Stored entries
____________

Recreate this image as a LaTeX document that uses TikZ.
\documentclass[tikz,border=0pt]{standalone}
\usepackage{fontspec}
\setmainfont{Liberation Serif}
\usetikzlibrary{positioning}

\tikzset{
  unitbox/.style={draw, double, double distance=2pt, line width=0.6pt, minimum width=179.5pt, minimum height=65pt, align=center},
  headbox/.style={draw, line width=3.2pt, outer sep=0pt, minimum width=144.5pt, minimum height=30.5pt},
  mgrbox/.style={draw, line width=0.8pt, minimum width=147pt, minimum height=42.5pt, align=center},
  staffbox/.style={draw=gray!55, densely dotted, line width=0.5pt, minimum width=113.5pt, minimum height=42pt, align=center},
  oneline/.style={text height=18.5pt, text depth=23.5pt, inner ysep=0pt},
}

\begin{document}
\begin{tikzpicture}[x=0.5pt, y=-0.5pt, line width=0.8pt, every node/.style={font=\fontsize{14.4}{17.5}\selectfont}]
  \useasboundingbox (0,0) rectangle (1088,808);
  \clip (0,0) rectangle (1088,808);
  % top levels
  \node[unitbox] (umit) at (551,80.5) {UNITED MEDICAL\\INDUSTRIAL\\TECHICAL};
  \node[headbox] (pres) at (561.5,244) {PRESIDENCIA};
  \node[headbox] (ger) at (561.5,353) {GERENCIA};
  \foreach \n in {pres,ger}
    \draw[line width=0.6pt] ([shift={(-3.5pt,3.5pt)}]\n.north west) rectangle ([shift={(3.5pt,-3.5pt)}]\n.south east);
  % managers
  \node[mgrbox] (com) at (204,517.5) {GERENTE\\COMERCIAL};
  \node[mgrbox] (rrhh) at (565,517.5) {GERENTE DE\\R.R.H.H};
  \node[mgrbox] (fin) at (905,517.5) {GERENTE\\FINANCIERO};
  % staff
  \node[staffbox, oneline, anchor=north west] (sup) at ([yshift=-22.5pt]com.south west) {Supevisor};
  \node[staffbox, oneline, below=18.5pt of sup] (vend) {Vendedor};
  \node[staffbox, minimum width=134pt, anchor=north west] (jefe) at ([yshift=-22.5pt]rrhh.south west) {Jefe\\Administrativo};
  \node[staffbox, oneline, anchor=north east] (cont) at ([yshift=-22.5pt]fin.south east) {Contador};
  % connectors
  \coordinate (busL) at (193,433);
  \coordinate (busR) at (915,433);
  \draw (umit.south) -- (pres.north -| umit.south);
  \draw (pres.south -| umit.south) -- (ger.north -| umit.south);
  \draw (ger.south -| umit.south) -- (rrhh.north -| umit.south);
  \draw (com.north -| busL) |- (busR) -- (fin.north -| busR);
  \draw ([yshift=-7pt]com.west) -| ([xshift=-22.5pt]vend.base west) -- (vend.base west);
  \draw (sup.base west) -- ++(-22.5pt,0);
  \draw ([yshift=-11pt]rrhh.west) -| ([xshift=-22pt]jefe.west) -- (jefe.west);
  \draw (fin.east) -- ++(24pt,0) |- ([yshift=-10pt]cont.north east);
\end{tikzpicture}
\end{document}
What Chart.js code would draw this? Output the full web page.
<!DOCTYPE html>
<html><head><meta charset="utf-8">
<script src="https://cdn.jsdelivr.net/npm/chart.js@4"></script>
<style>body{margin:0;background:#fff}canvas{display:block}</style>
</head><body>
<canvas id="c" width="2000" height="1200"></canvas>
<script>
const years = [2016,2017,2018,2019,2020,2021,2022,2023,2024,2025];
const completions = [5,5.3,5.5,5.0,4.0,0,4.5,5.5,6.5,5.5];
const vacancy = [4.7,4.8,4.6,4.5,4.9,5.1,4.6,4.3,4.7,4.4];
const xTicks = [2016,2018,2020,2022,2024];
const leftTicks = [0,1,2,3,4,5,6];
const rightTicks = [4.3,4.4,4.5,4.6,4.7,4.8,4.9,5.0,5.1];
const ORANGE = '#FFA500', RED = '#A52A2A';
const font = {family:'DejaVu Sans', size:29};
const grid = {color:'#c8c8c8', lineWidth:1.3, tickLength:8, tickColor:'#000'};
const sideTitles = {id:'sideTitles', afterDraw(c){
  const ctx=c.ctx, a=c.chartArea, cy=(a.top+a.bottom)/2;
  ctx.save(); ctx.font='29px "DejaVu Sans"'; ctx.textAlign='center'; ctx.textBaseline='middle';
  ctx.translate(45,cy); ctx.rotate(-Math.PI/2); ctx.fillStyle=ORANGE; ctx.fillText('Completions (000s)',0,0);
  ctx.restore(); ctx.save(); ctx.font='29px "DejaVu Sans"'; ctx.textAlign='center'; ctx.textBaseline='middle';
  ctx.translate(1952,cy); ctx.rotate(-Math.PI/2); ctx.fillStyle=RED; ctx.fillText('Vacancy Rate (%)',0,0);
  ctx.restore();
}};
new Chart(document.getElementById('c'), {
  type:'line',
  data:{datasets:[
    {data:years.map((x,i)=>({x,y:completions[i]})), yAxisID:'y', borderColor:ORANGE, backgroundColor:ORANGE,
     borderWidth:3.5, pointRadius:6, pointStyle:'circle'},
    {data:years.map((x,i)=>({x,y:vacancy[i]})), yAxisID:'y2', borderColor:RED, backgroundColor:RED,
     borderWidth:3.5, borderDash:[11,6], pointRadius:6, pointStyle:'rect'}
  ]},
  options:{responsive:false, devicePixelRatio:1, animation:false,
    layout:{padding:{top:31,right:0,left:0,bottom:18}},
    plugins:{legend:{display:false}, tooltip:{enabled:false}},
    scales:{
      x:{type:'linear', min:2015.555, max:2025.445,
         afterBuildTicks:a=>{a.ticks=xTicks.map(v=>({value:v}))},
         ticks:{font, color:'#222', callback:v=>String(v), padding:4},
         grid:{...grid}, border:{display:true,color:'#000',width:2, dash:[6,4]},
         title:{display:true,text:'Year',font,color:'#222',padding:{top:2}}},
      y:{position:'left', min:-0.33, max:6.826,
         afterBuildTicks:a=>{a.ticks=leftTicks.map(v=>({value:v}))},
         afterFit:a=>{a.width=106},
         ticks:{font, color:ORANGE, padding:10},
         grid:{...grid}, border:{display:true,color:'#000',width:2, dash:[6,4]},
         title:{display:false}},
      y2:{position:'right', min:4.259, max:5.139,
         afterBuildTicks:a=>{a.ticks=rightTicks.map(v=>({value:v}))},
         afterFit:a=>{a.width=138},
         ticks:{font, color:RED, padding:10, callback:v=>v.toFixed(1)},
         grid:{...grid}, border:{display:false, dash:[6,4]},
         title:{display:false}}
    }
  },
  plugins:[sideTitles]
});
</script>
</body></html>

____________

Set task:
Search the entries for the word "this", then gather every line that has it.

Written answer:
Recreate this image as a LaTeX document that uses TikZ.
What Chart.js code would draw this? Output the full web page.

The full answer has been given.